Fluxys, Snam Assert Control at TAP

Swiss-registered Trans Adriatic Pipeline has appointed Luca Schieppati as its CEO and Walter Peeraer as president, with immediate effect, it said June 27. Schieppati will replace Ian Bradshaw, who has left, with no destination announced. 

Schieppati joins TAP from Snam, Europe’s largest natural gas utility, where he has worked since 1991. His most recent position was chief industrial assets officer of Snam as well as managing director at Snam Rete Gas, which manages 32,500 km of gas pipelines in Italy. 

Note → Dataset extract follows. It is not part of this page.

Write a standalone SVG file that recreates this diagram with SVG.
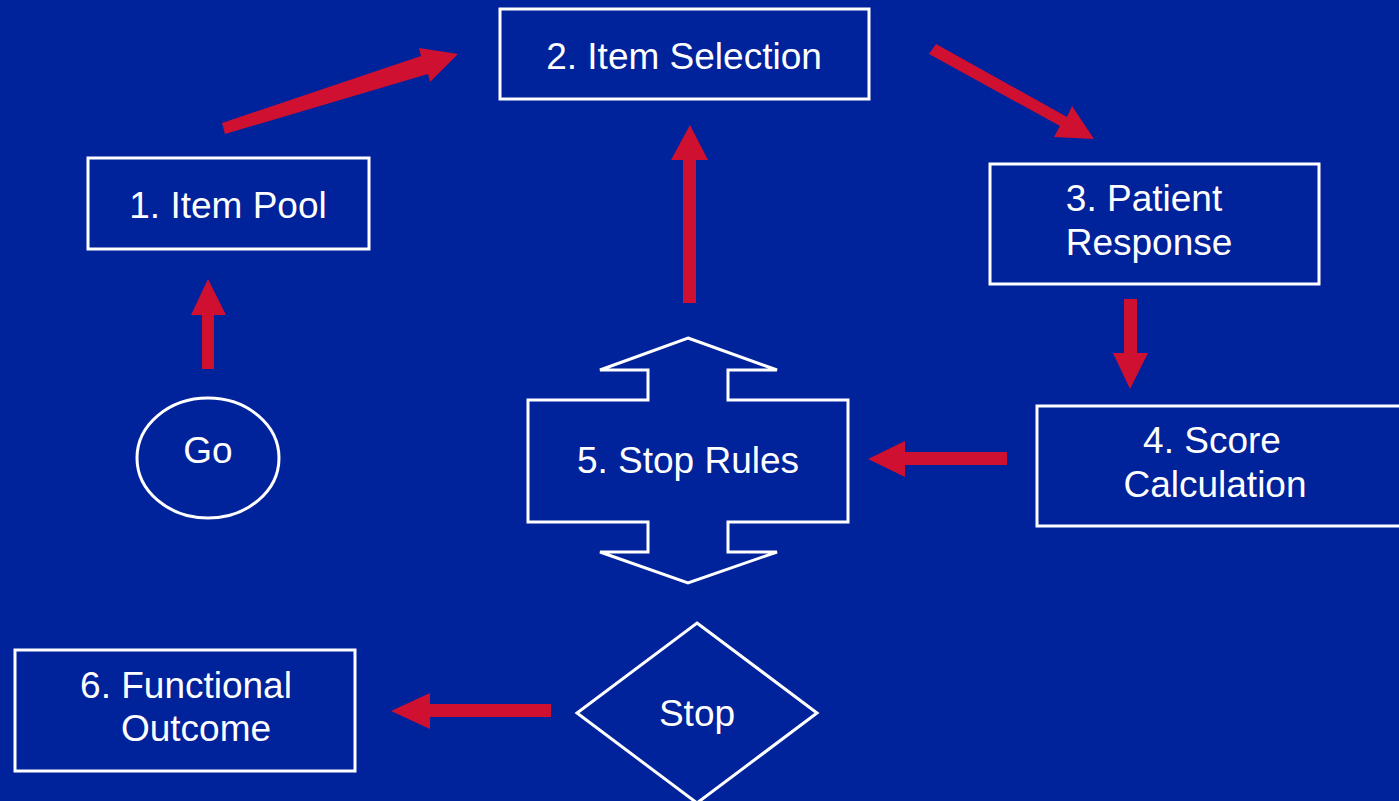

Peeraer, an existing board member of TAP, was the former CEO of Fluxys, the Belgian-based European gas transmission assets management company. Snam and Fluxys together account for a 39% shareholding in TAP.

TAP chairman Joe Murphy, thanking Bradshaw for his leadership over the past years, said of the new appointees that he was "confident that their many years of experience and deep expertise will be essential in safely and successfully delivering this project for the European gas customers.”  

TAP is the final leg of the much-feted Southern Gas Corridor, running from Greece to southern Italy and with reverse flow built in. Its biggest problem has been in southern Italy where a local mayor has done what he can to mobilise opinion against the project and caused a number of protracted delays. The 878 km pipeline project is still due to start up in 2020.

TAP's shareholders are UK major BP (20%), Azerbaijan's state oil and gas company Socar (20%), Italian Snam (20%), Belgian Fluxys (19%), Spain's Enagas (16%) and Swiss Axpo (5%), the latter being, along with Norwegian Statoil, founders of the pipeline idea.

Axpo (then known as EGL) has gas-fired power plants in southern Italy.

Snam and Fluxys also have a 31.5% joint shareholding in the Interconnector UK pipeline, in addition to which Fluxys directly owns 35%. Snam and Fluxys signed a memo of understanding in 2014 about jointly owning their international assets across Europe at a time when Peeraer headed Fluxys. However the agreement was not fully followed through.